We who know the future, who see with certainty like a memory ahead of us the society of freedom, equality, brotherhood, and sisterhood, we learn such laws from the past, even, at times, from the bourgeois chroniclers behind the walls of the Sorbonne. At the very least, from them, we may learn what new tricks they employ.
Thus I recently read the three volumes of the historian whom they call “great”, Hippolyte Taine, to learn what lies were being passed off as the official past. Taine sat in a special Chair, for the History of the Revolution — a monument propped on the grave of the past like a tombstone, to guarantee that such an event will never happen again.
This historian is now himself buried, covered in praise. I come not to desecrate his memory, but merely, after so many éloges by that mindless thinkers-by-the-hour, to restore it to its true and laughable scale.

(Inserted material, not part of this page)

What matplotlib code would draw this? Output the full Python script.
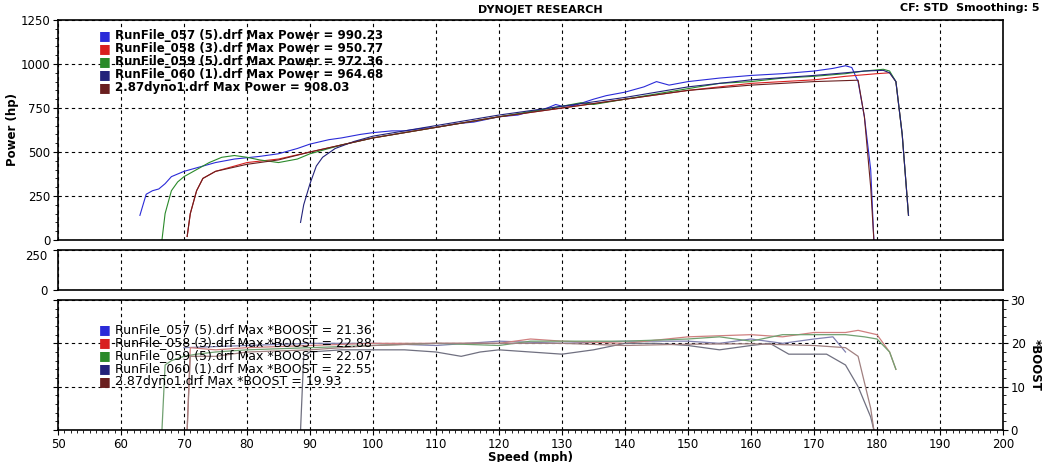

Taine tells us that history is an obscure knowledge of a distant past and that we have nothing to expect from the future. The Revolution, this decisive overflowing of the desire for justice and a better life, is denounced as a deception, a struggle for power among upstarts, a monstrosity never to be repeated.

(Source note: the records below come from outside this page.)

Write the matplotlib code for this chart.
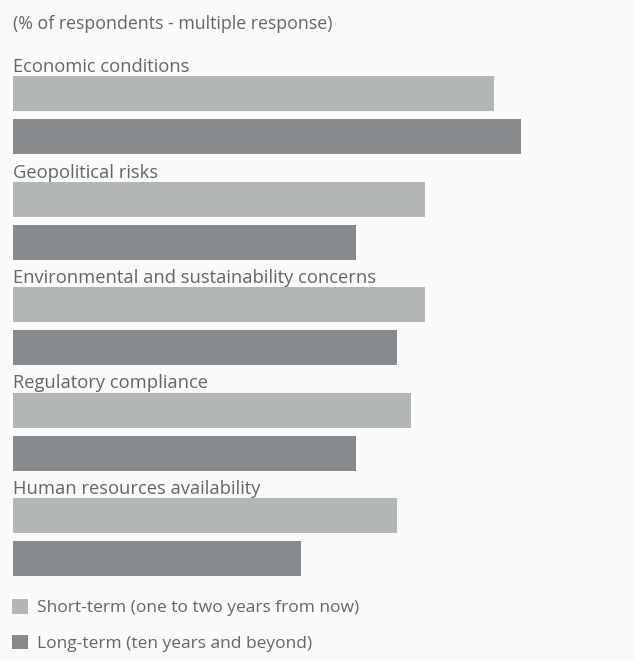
import matplotlib
matplotlib.use("Agg")
import matplotlib.pyplot as plt
import numpy as np

# data (% of respondents)
categories = ["Economic conditions", "Geopolitical risks",
              "Environmental and sustainability concerns",
              "Regulatory compliance", "Human resources availability"]
short_term = [35, 30, 30, 29, 28]
long_term = [37, 25, 28, 25, 21]
series_labels = ["Short-term (one to two years from now)",
                 "Long-term (ten years and beyond)"]

# style
BG = "#fafafa"
C_SHORT = "#b2b6b6"
C_LONG = "#878a8d"
TXT = "#636567"
FS = 13.2
plt.rcParams['font.family'] = ['Open Sans', 'DejaVu Sans']

W, H = 634, 660
fig = plt.figure(figsize=(W / 100, H / 100), dpi=100, facecolor=BG)

# bars from y=76 to y=576, x from 13
top_px, bot_px, left_px = 76, 576, 13
ax = fig.add_axes([left_px / W, (H - bot_px) / H, (W - left_px) / W, (bot_px - top_px) / H])
ax.set_facecolor(BG)

gap = 105.5    # group pitch in px
bh = 35        # bar height
off = 43       # offset of second bar
y = np.arange(len(categories)) * gap
ax.barh(y + bh / 2, short_term, height=bh, color=C_SHORT, label=series_labels[0])
ax.barh(y + off + bh / 2, long_term, height=bh, color=C_LONG, label=series_labels[1])

ax.set_ylim(bot_px - top_px, 0)
ax.set_xlim(0, (W - left_px) / 13.73)
ax.axis('off')

for yi, cat in zip(y, categories):
    ax.text(0, yi - 4, cat, ha='left', va='baseline', fontsize=FS, color=TXT)

fig.text(13 / W, 1 - 29 / H, "(% of respondents - multiple response)",
         ha='left', va='baseline', fontsize=12.8, color=TXT)

handles, labels = ax.get_legend_handles_labels()
fig.legend(handles, labels, loc='upper left', bbox_to_anchor=(12 / W, 1 - 599 / H),
           frameon=False, fontsize=12.5, labelcolor=TXT, handlelength=0.92,
           handleheight=0.92, handletextpad=0.5, labelspacing=1.05,
           borderpad=0, borderaxespad=0)

fig.savefig("out.png", dpi=100, facecolor=BG)
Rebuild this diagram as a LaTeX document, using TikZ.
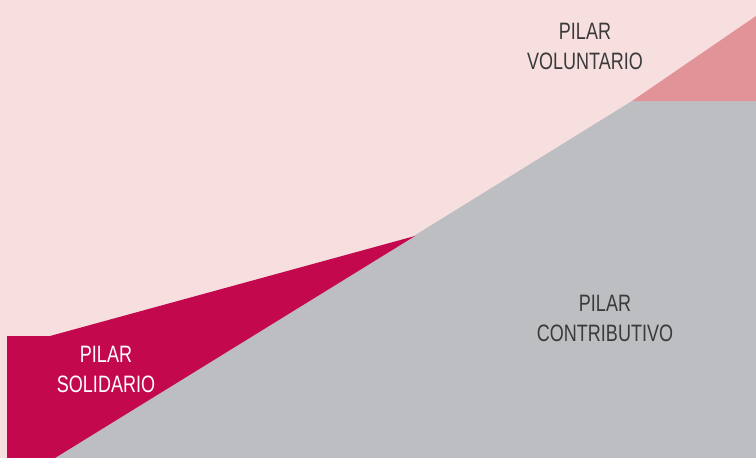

Among all Taine’s half-truths, fantasies, and idiocies, none is so great as his pretension to science — in which history is always a balance between race, milieu, and moment. He transforms inspired and courageous men and women into dupes of nature and of their fellows; by this, he hopes to complete whatever bestialization the rulers of this society have not yet wrought.
He has created the equivalent in letters of those villainous acts of legislation. He has written l’Histoire scélérate, Scoundrel History. It shuts people’s mouths and severs their connection to the dreams, sweat, and aspirations of those who struggled before us. Scoundrel History insists on the difference between now and then, the arbitrariness of the new, the fatalism of birth, of rocks, vegetation, and rivers. In the name of science, he lashes those who embraced a world more vast than his vanity.
Were these his only crimes, I would happily cast his miserable books aside — or in a more generous spirit, wrap fish in them, so that in some small way they might serve life. But I am moved to take up my pen, finally, by his third volume, which blesses the current power as good, just, and in any case inevitable. What spurs me to write is a single citation, a unique if profound mistake.